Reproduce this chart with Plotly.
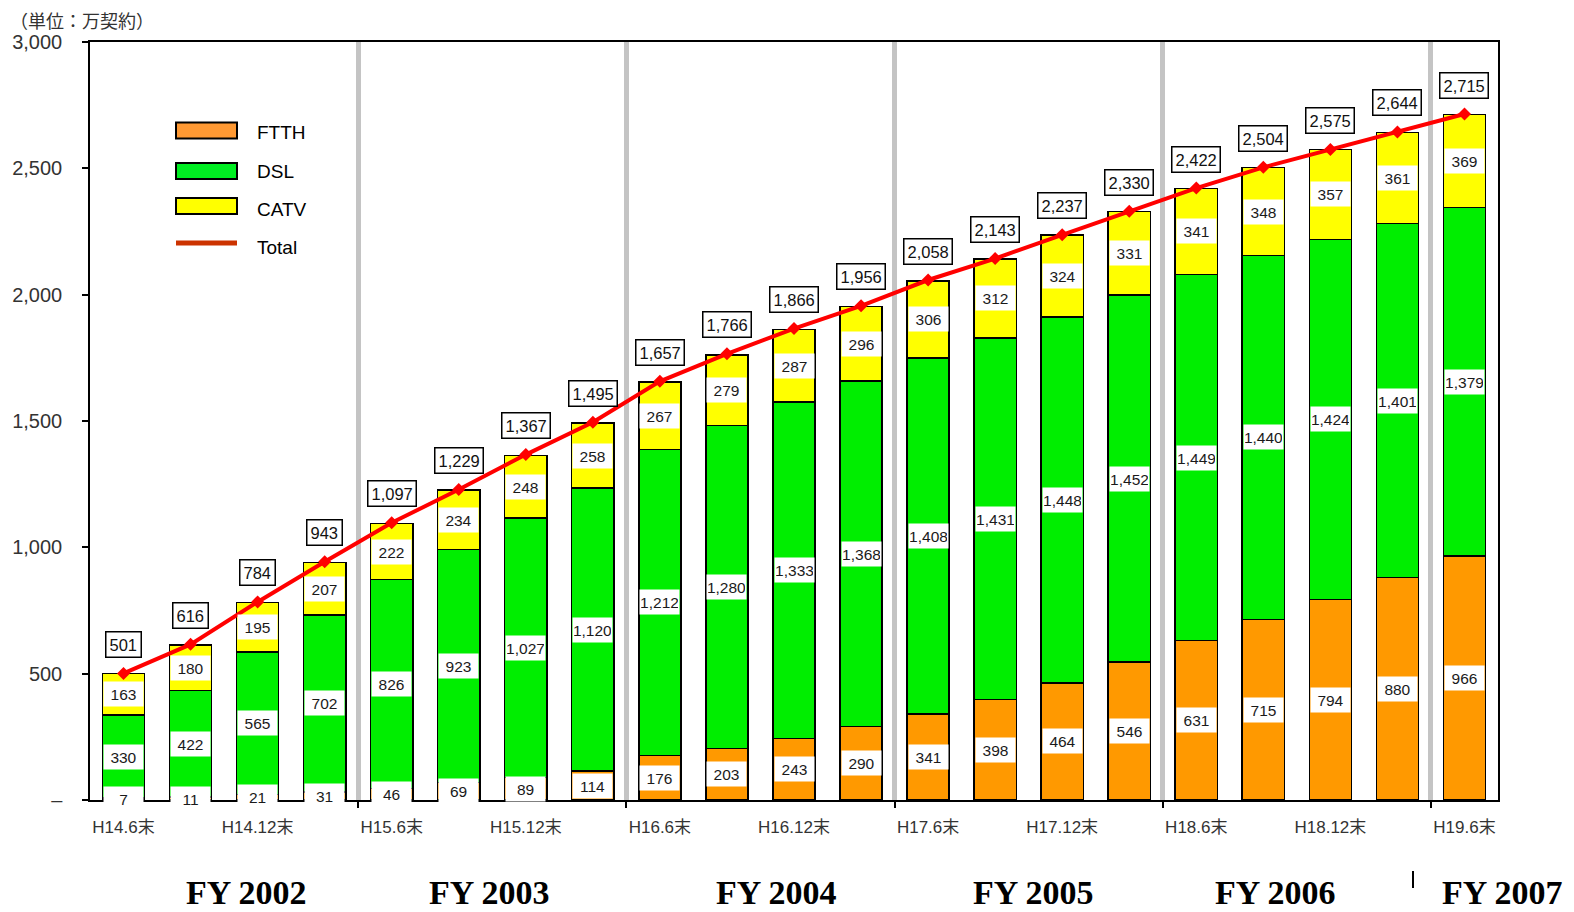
import plotly.graph_objects as go

periods = ["H14.6末", "H14.9末", "H14.12末", "H15.3末", "H15.6末", "H15.9末", "H15.12末",
           "H16.3末", "H16.6末", "H16.9末", "H16.12末", "H17.3末", "H17.6末", "H17.9末",
           "H17.12末", "H18.3末", "H18.6末", "H18.9末", "H18.12末", "H19.3末", "H19.6末"]
ftth = [7, 11, 21, 31, 46, 69, 89, 114, 176, 203, 243, 290, 341, 398, 464, 546, 631, 715, 794, 880, 966]
dsl = [330, 422, 565, 702, 826, 923, 1027, 1120, 1212, 1280, 1333, 1368, 1408, 1431, 1448, 1452,
       1449, 1440, 1424, 1401, 1379]
catv = [163, 180, 195, 207, 222, 234, 248, 258, 267, 279, 287, 296, 306, 312, 324, 331, 341, 348,
        357, 361, 369]
total = [501, 616, 784, 943, 1097, 1229, 1367, 1495, 1657, 1766, 1866, 1956, 2058, 2143, 2237, 2330,
         2422, 2504, 2575, 2644, 2715]
label_idx = [0, 2, 4, 6, 8, 10, 12, 14, 16, 18, 20]
fy_labels = ["FY 2002", "FY 2003", "FY 2004", "FY 2005", "FY 2006", "FY 2007"]
fy_screen_x = [246, 489, 776, 1033, 1275, 1502]
separators = [3.5, 7.5, 11.5, 15.5, 19.5]
y_ticks = [0, 500, 1000, 1500, 2000, 2500, 3000]
y_ticktext = ["–", "500", "1,000", "1,500", "2,000", "2,500", "3,000"]

x = list(range(len(periods)))
OFF = 8  # page body margin
W, H = 1574 - OFF, 912 - OFF
L, T = 90 - OFF, 42 - OFF
R, B = W - (1498 - OFF), H - (800 - OFF)
PW, PH = W - L - R, H - T - B

def px(xp):
    return (xp - OFF - L) / PW

def py(yp):
    return (T + PH - (yp - OFF)) / PH

fig = go.Figure()
bar_line = dict(color="black", width=1.5)
fig.add_trace(go.Bar(x=x, y=ftth, name="FTTH", marker=dict(color="#ff9900", line=bar_line), width=0.63))
fig.add_trace(go.Bar(x=x, y=dsl, name="DSL", marker=dict(color="#00ee00", line=bar_line), width=0.63))
fig.add_trace(go.Bar(x=x, y=catv, name="CATV", marker=dict(color="#ffff00", line=bar_line), width=0.63))
fig.add_trace(go.Scatter(x=x, y=total, name="Total", mode="lines+markers",
                         line=dict(color="#ff0000", width=4),
                         marker=dict(symbol="diamond", size=10, color="#ff0000")))

ann = []
seg_font = dict(family="Liberation Sans, Arial, sans-serif", size=15.5, color="#1a1a1a")
for i in x:
    bases = [0, ftth[i], ftth[i] + dsl[i]]
    for base, v in zip(bases, [ftth[i], dsl[i], catv[i]]):
        ann.append(dict(x=i, y=base + v / 2, text=f"{v:,}", showarrow=False, bgcolor="white",
                        width=37, height=22, font=seg_font, xref="x", yref="y",
                        xanchor="center", yanchor="middle"))
    ann.append(dict(x=i, y=total[i], yshift=29, text=f"{total[i]:,}", showarrow=False,
                    bgcolor="white", bordercolor="black", borderwidth=1.5, borderpad=3,
                    font=dict(family="Liberation Sans, Arial, sans-serif", size=16.5, color="#111111"),
                    xref="x", yref="y", xanchor="center", yanchor="middle"))

for t, sx in zip(fy_labels, fy_screen_x):
    ann.append(dict(x=px(sx), y=py(892), xref="paper", yref="paper", text=f"<b>{t}</b>", showarrow=False,
                    xanchor="center", yanchor="middle",
                    font=dict(family="Liberation Serif, Times New Roman, serif", size=34, color="black")))

ann.append(dict(x=px(8), y=py(20), xref="paper", yref="paper", xanchor="left", yanchor="middle",
                text="（単位：万契約）", showarrow=False,
                font=dict(family="Noto Sans CJK JP", size=18, color="#333333")))

# custom legend
leg_items = [("FTTH", "#ff9933", 130.5, 132), ("DSL", "#00ee22", 171, 172), ("CATV", "#ffff00", 206, 209)]
shapes = []
for name, col, yc, yt in leg_items:
    shapes.append(dict(type="rect", xref="paper", yref="paper", x0=px(176), x1=px(237),
                       y0=py(yc + 8), y1=py(yc - 8), fillcolor=col, line=dict(color="black", width=2)))
    ann.append(dict(x=px(255), y=py(yt), xref="paper", yref="paper", xanchor="left", yanchor="middle",
                    text=name, showarrow=False,
                    font=dict(family="Liberation Sans, Arial, sans-serif", size=19, color="black")))
shapes.append(dict(type="line", xref="paper", yref="paper", x0=px(176), x1=px(237), y0=py(243), y1=py(243),
                   line=dict(color="#cc3300", width=5)))
ann.append(dict(x=px(255), y=py(248), xref="paper", yref="paper", xanchor="left", yanchor="middle",
                text="Total", showarrow=False,
                font=dict(family="Liberation Sans, Arial, sans-serif", size=19, color="black")))
shapes.append(dict(type="line", xref="paper", yref="paper", x0=px(1413), x1=px(1413), y0=py(871), y1=py(888),
                   line=dict(color="black", width=2)))

fig.update_layout(
    barmode="stack", width=W, height=H, margin=dict(l=L, r=R, t=T, b=B, autoexpand=False),
    plot_bgcolor="white", paper_bgcolor="white", showlegend=False,
    annotations=ann, shapes=shapes,
    font=dict(family="Liberation Sans, Arial, Noto Sans CJK JP, sans-serif"),
)
fig.update_xaxes(range=[-0.5, 20.5], tickmode="array", tickvals=label_idx, automargin=False,
                 ticktext=[periods[i] for i in label_idx], ticks="", showgrid=False,
                 tickfont=dict(size=17, color="#333333", family="Liberation Sans, Arial, Noto Sans CJK JP, sans-serif"),
                 ticklabelstandoff=11,
                 showline=True, linecolor="black", linewidth=1.5, mirror=True, zeroline=False,
                 minor=dict(tickmode="array", tickvals=separators, ticks="outside", ticklen=6,
                            tickcolor="black", tickwidth=1.5, showgrid=True, gridcolor="#c4c4c4", gridwidth=5))
fig.update_yaxes(range=[0, 3000], tickmode="array", tickvals=y_ticks, ticktext=y_ticktext, automargin=False,
                 ticks="outside", ticklen=6, tickcolor="black", tickwidth=1.5, showgrid=False,
                 tickfont=dict(size=20, color="#333333"), ticklabelstandoff=16,
                 showline=True, linecolor="black", linewidth=1.5, mirror=True, zeroline=False)

fig.write_html("out.html")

Goal
Write out nothing but the lines from the start of the data through the line with "import plotly.graph_objects as go". Leave out the pictures.

Response
Reproduce this chart with Plotly.
import plotly.graph_objects as go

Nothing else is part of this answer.